Further back than I dare to really admit, I studied Russian politics where we learned about glasnost or, more simply, being open and transparent about public life. We need to be able to understand and discuss what public bodies and services do for those same bodies to secure public confidence and support. One of the aims of independent custody visiting is to bring a hidden area of policing into public view. It makes sense ICVA reflects on our work to ensure that we are transparent too.
We have been thinking about how we do this lately, it’s been part of an ongoing journey for us. Our Chief Operating Officer and I started this journey on social media. We eagerly report on what we are up to and converse with our stakeholders on Twitter. We’ve developed a new website including our blog and distribute a newsletter each week. Moreover, we have spent a lot of time meeting our scheme managers, visiting different areas and suites and building ICVA’s reputation. ICVA’s Board of Directors has grown, developed and done the same.
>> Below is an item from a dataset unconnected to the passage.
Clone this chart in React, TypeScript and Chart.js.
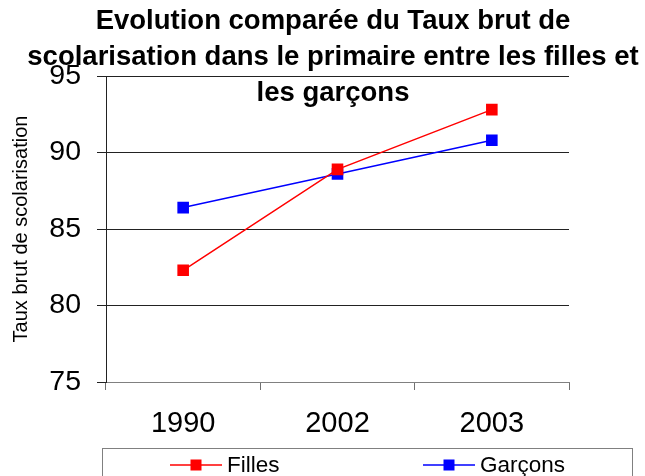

But there is transparency and there is transparency. We cannot rest of what we’ve done to date and our Chair rightly pointed out that it is now the right time to have a formal review of what we are up to. CoPaCC assist Police and Crime Commissioners by advising on what information that should publish to deliver public confidence that they are running their organisations effectively and efficiently and are fulfilling their role. We were therefore pleased to explore what transparency should look like for us, using the PCC model as guidance and OPCCs comprise the majority of our members. It seemed to make sense.
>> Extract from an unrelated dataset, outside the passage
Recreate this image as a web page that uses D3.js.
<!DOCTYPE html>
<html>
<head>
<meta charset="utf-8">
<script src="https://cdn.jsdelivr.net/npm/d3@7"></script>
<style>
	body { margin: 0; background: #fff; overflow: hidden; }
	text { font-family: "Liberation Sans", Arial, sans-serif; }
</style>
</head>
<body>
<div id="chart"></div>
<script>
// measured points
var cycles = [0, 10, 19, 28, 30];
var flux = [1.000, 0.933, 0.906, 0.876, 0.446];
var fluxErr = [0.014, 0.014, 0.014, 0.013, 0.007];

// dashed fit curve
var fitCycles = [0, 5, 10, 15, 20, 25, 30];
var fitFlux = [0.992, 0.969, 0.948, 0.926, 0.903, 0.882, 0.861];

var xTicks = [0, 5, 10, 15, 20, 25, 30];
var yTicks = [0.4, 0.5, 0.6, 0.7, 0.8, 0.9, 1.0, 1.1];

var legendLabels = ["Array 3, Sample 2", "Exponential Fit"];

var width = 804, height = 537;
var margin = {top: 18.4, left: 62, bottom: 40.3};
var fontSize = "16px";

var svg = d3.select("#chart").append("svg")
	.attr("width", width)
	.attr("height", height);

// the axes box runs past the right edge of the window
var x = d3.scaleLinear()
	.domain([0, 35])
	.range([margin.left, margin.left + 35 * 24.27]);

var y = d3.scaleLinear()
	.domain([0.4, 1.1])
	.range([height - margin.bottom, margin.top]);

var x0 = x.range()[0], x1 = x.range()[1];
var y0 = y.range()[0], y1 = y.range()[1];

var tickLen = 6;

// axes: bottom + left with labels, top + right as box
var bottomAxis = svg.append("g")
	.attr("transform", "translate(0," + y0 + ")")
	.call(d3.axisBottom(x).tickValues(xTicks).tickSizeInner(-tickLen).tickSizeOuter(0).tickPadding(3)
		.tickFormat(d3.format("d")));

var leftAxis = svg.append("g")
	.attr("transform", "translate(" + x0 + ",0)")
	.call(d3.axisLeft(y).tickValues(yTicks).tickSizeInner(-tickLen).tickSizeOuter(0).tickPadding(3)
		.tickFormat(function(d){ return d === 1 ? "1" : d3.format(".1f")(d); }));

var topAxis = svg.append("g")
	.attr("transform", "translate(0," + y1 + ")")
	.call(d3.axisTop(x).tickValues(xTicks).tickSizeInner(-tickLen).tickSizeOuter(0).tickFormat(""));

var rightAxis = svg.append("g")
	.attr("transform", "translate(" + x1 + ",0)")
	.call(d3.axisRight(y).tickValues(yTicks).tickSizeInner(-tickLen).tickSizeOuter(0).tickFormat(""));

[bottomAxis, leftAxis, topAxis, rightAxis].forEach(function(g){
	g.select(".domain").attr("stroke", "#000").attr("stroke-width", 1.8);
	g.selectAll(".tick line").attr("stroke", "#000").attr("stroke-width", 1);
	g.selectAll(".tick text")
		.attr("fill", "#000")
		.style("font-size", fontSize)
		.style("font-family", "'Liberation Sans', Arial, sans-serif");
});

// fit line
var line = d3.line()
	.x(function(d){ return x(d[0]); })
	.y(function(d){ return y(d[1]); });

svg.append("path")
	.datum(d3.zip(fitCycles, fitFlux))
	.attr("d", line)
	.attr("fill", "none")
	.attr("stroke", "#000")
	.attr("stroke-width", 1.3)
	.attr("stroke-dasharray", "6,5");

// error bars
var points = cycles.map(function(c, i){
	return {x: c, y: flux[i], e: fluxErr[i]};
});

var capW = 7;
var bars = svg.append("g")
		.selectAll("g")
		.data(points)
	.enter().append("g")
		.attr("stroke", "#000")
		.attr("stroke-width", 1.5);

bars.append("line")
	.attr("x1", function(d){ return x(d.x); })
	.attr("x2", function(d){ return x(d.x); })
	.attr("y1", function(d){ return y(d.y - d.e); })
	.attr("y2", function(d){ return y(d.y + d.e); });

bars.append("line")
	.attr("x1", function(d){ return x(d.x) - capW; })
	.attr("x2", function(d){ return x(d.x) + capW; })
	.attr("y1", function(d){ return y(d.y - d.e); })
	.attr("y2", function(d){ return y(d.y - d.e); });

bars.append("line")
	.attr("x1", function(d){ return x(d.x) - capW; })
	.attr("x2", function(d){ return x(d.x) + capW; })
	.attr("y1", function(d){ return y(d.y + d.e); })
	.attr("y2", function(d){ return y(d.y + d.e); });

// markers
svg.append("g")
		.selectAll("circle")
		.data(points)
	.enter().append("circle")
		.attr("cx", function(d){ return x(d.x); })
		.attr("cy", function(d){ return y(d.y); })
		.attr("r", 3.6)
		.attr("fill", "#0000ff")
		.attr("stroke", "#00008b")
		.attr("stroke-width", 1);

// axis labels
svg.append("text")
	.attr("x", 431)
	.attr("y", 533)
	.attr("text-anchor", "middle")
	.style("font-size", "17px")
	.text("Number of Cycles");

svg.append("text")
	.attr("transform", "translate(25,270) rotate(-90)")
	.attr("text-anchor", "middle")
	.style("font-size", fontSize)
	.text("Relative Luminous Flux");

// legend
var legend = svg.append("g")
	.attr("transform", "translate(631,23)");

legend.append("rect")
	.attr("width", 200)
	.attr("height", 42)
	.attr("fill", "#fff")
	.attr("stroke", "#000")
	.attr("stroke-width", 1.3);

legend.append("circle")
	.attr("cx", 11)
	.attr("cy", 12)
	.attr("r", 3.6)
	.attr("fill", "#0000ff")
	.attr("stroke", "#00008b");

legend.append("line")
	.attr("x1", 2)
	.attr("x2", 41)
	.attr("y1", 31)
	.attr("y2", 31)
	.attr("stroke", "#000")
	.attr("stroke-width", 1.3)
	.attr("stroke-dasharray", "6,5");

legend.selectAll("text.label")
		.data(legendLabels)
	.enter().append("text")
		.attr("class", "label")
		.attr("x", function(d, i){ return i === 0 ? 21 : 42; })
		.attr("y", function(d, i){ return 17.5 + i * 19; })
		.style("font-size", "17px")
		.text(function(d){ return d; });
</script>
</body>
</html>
ICVA is quick to challenge the police and should be open to challenge ourselves. More than this, though, we are pleased to be working on transparency. We will be developing and adding to our website to should you what we are working on and expect this to bring a range of benefits:
We want to share our strategic vision and direction with you. We spend a lot of time thinking about the role of our organisation and how we can be effective and are pleased to be able to share our thinking with you. Whilst ICVA has two paid members of staff, much of our work relies on good will. As staff, we like to live and breathe the values of the organisation and we spend a lot of our own time discussing it, honing our ideas and building relationships. Furthermore, any work by our directors, regional representatives and stakeholders tends to be driven by good will and shared values. Our brilliant colleagues do pro bono work or generally bend over backwards to support us and work with us, as we do for them. We will delight in sharing this spirit of collaboration and doing what is right.
It is crucial that ICVA maintains credibility. As mentioned already, we regularly challenge police forces on their work. Police will, rightly, want to ensure that all of our challenges are based on robust and reliable information. We work hard to ensure that we are clear about our findings and the evidence we base them on. Our transparency work will supplement this. Our findings will be in regular public view, as will our workplans and methods. Our feel is that the more open we can be, the more credible we will be.
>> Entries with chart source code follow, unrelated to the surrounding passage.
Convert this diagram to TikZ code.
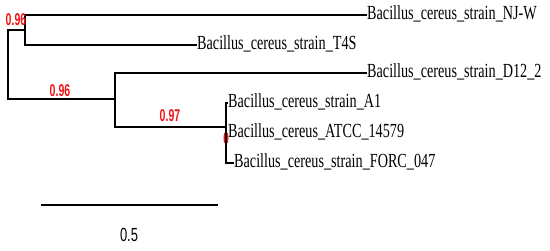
\documentclass[tikz,border=0pt]{standalone}
\usepackage{fontspec}
\usepackage{tikz}
\usetikzlibrary{shapes.geometric}
\newfontfamily\tipfont[FakeStretch=0.71]{Liberation Serif}
\newfontfamily\numfont[FakeStretch=0.62]{Liberation Sans}
\newfontfamily\barfont[FakeStretch=0.68]{Liberation Sans}
\definecolor{suppred}{RGB}{240,20,20}

\begin{document}
\begin{tikzpicture}[x=1pt, y=-1pt,
  branch/.style={line width=2.1pt, line cap=rect},
  tip/.style={anchor=west, inner sep=1pt, text height=10pt, text depth=2pt,
              font=\tipfont\fontsize{20}{20}\selectfont},
  support/.style={text=suppred, inner sep=0pt,
                  font=\numfont\bfseries\fontsize{17}{17}\selectfont},
  scalelab/.style={inner sep=0pt, font=\barfont\fontsize{19}{19}\selectfont}
]
  \useasboundingbox (0,0) rectangle (550,250);

  % internal nodes
  \coordinate (root) at (8,64);
  \coordinate (n1)   at (25,30);
  \coordinate (n2)   at (115,99);
  \coordinate (n3)   at (226,127);

  % tips
  \node[tip] (njw)  at (366,15)  {Bacillus\_cereus\_strain\_NJ-W};
  \node[tip] (t4s)  at (196,45)  {Bacillus\_cereus\_strain\_T4S};
  \node[tip] (d12)  at (366,73)  {Bacillus\_cereus\_strain\_D12\_2};
  \node[tip] (a1)   at (227,103) {Bacillus\_cereus\_strain\_A1};
  \node[tip] (atcc) at (227,133) {Bacillus\_cereus\_ATCC\_14579};
  \node[tip] (forc) at (233,163) {Bacillus\_cereus\_strain\_FORC\_047};

  \node[ellipse, fill=suppred, minimum width=5pt, minimum height=13pt,
        inner sep=0pt] (hl) at (226,138) {};

  % branches
  \draw[branch] (root) |- (n1);
  \draw[branch] (root) |- (n2);
  \draw[branch] (n1) |- (njw.west);
  \draw[branch] (n1) |- (t4s.west);
  \draw[branch] (n2) |- (d12.west);
  \draw[branch] (n2) |- (n3);
  \draw[branch] (n3) |- (a1.west);
  \draw[branch] (n3) |- (forc.west);

  % support values
  \node[support] (s1) at (16,20)  {0.96};
  \node[support] (s2) at (60,91)  {0.96};
  \node[support] (s3) at (170,116) {0.97};

  % scale bar
  \coordinate (sb0) at (42,205);
  \coordinate (sb1) at (217,205);
  \draw[branch] (sb0) -- (sb1);
  \node[scalelab] (sblab) at (129,235) {0.5};
\end{tikzpicture}
\end{document}
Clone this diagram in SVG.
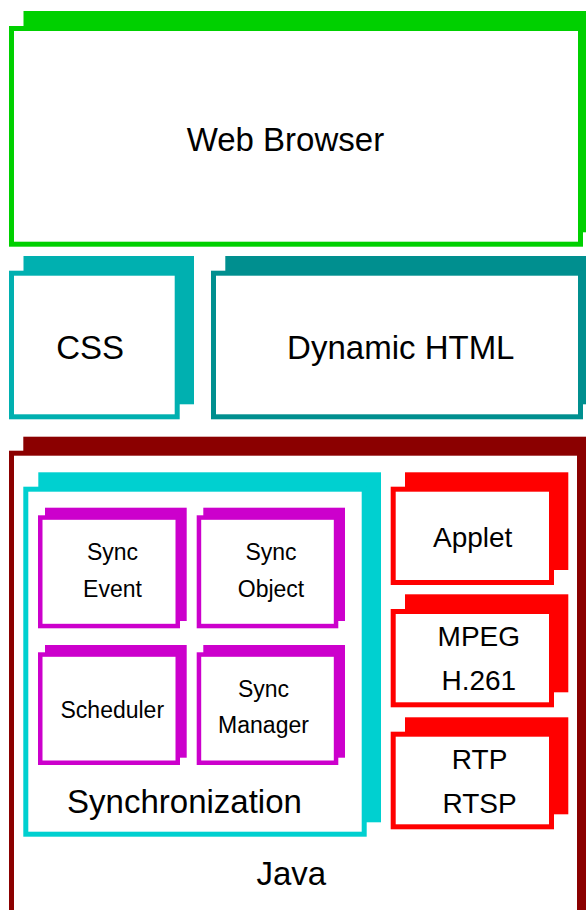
<svg xmlns="http://www.w3.org/2000/svg" width="586" height="910" viewBox="0 0 586 910">
<style>
text{font-family:"Liberation Sans",Arial,sans-serif;fill:#000;text-anchor:middle}
.big{font-size:33px}
.mid{font-size:28px}
.sm{font-size:23px}
.front{fill:#fff;stroke-width:5}
.green{fill:#00d000}.greenS{stroke:#00d000}
.css{fill:#00b0b0}.cssS{stroke:#00b0b0}
.dh{fill:#008f8f}.dhS{stroke:#008f8f}
.java{fill:#8b0000}.javaS{stroke:#8b0000}
.cy{fill:#00d0d0}.cyS{stroke:#00d0d0}
.mg{fill:#cc00cc}.mgS{stroke:#cc00cc;stroke-width:4.5}
.rd{fill:#ff0000}.rdS{stroke:#ff0000}
</style>
<rect width="586" height="910" fill="#fff"/>
<g id="web-browser">
<rect class="green" x="23.5" y="11" width="570" height="221.3"/>
<rect class="front greenS" x="11.5" y="28.5" width="569" height="215.7"/>
<text class="big" x="285.4" y="151">Web Browser</text>
</g>
<g id="css">
<rect class="css" x="23.5" y="256" width="170.5" height="148.3"/>
<rect class="front cssS" x="11.5" y="273.2" width="165.7" height="143.6"/>
<text class="big" x="90.2" y="359">CSS</text>
</g>
<g id="dynamic-html">
<rect class="dh" x="225.3" y="256" width="370" height="148.3"/>
<rect class="front dhS" x="213.5" y="273.2" width="367" height="143.6"/>
<text class="big" x="400.8" y="359">Dynamic HTML</text>
</g>
<g id="java">
<rect class="java" x="23.3" y="436.7" width="570" height="500"/>
<rect class="front javaS" x="11.5" y="453.2" width="568" height="500"/>
<text class="big" x="291.3" y="885">Java</text>
</g>
<g id="synchronization">
<rect class="cy" x="38.3" y="472.3" width="342.7" height="350"/>
<rect class="front cyS" x="25.8" y="489.2" width="338.4" height="345"/>
<text class="big" x="184.5" y="813">Synchronization</text>
</g>
<g id="sync-event">
<rect class="mg" x="45" y="507.7" width="141.7" height="113.3"/>
<rect class="front mgS" x="40.25" y="517.55" width="137.5" height="108.5"/>
<text class="sm" x="112.5" y="560">Sync</text>
<text class="sm" x="112.5" y="596.7">Event</text>
</g>
<g id="sync-object">
<rect class="mg" x="203.3" y="507.7" width="141.7" height="113.3"/>
<rect class="front mgS" x="198.95" y="517.55" width="137.1" height="108.5"/>
<text class="sm" x="271" y="560">Sync</text>
<text class="sm" x="271" y="596.7">Object</text>
</g>
<g id="scheduler">
<rect class="mg" x="45" y="645" width="141.7" height="112.7"/>
<rect class="front mgS" x="40.25" y="654.55" width="137.5" height="108.2"/>
<text class="sm" x="112.3" y="718.3">Scheduler</text>
</g>
<g id="sync-manager">
<rect class="mg" x="203.3" y="645" width="141.7" height="112.7"/>
<rect class="front mgS" x="198.95" y="654.55" width="137.1" height="108.2"/>
<text class="sm" x="263.5" y="696.7">Sync</text>
<text class="sm" x="263.5" y="733.3">Manager</text>
</g>
<g id="applet">
<rect class="rd" x="405" y="472.3" width="163.3" height="97.7"/>
<rect class="front rdS" x="393.2" y="489.2" width="158.3" height="93.3"/>
<text class="mid" x="472.7" y="546.7">Applet</text>
</g>
<g id="mpeg">
<rect class="rd" x="405" y="594.3" width="163.3" height="98"/>
<rect class="front rdS" x="393.2" y="611.5" width="158.3" height="93.3"/>
<text class="mid" x="478.8" y="646">MPEG</text>
<text class="mid" x="478.8" y="690">H.261</text>
</g>
<g id="rtp">
<rect class="rd" x="405" y="717.3" width="163.3" height="97"/>
<rect class="front rdS" x="393.2" y="734.2" width="158.3" height="92.6"/>
<text class="mid" x="479.6" y="769.3">RTP</text>
<text class="mid" x="479.6" y="812.7">RTSP</text>
</g>
<g id="connectors"/>
</svg>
ICVA is accountable to a number of bodies and ideas. As members of the UKNPM we must uphold the spirit and requirements of our international obligations. We are funded by the Home Office and our members (Police and Crime Commissioners and other policing authorities) and need to deliver our agreed objectives. As we add more information to our website, how we balance these demands will be more visible. It will help us to explain why we do what we do. Moreover, when we know that we must account for our decisions, we will constantly reflect on how we are balancing competing demands. This can only be a good thing.
Moreover, transparency is just useful. We can explain our relationship with the inspectorates, with the UKNPM, with other partners like the Home Office, National Appropriate Adult Network and Association of Police and Crime Commissioners. This is helpful and a nice side benefit.
Alas, it is not all good news. There are some downsides of transparency, the biggest of which is the cost of being transparent. ICVA has just two members of staff. We have very limited capacity to meet the needs of a number of stakeholders and deliver an ambitious business plan. We need to ensure that we are slick, that we do not repeat work and that anything that we do adds value. Transparency is, of course, valuable, but it is not free.
We also need to be thoughtful about what we do share. Independent custody visiting presents a snapshot of what volunteers see on the ground in their visits. This can mean that we start to look into a topic or issue and find that things aren’t as they first seemed. What can seem like a problem was, in fact, a misunderstanding or somebody learning on the job. We need to make sure that anything that we do publish is robust. Anything else risks the credibility of both the police and our volunteers.
Communication isn’t easy – we like to inspire others to promote our messages. This can be via local scheme videos, hashtags that promote key messages, blogs, radio, newspapers. It can even be by making our statements and work as instagram friendly as possible (I loved seeing mobile phones taking films at our recent conference). Dare I say it, we may also think about taking part in the odd meme.
However, we want to share with you. We will be adding a lot of information to our website over coming months. This may be key documents for independent custody visiting, our business plans, our budget, how we spend our money. It will also include regular updates on key issues on the ground and promote the work that schemes are doing. It will be somewhat gradual and it will take some time, but we hope that it will be interesting to you and we know that it will be an investment so that we can continue to make an impact.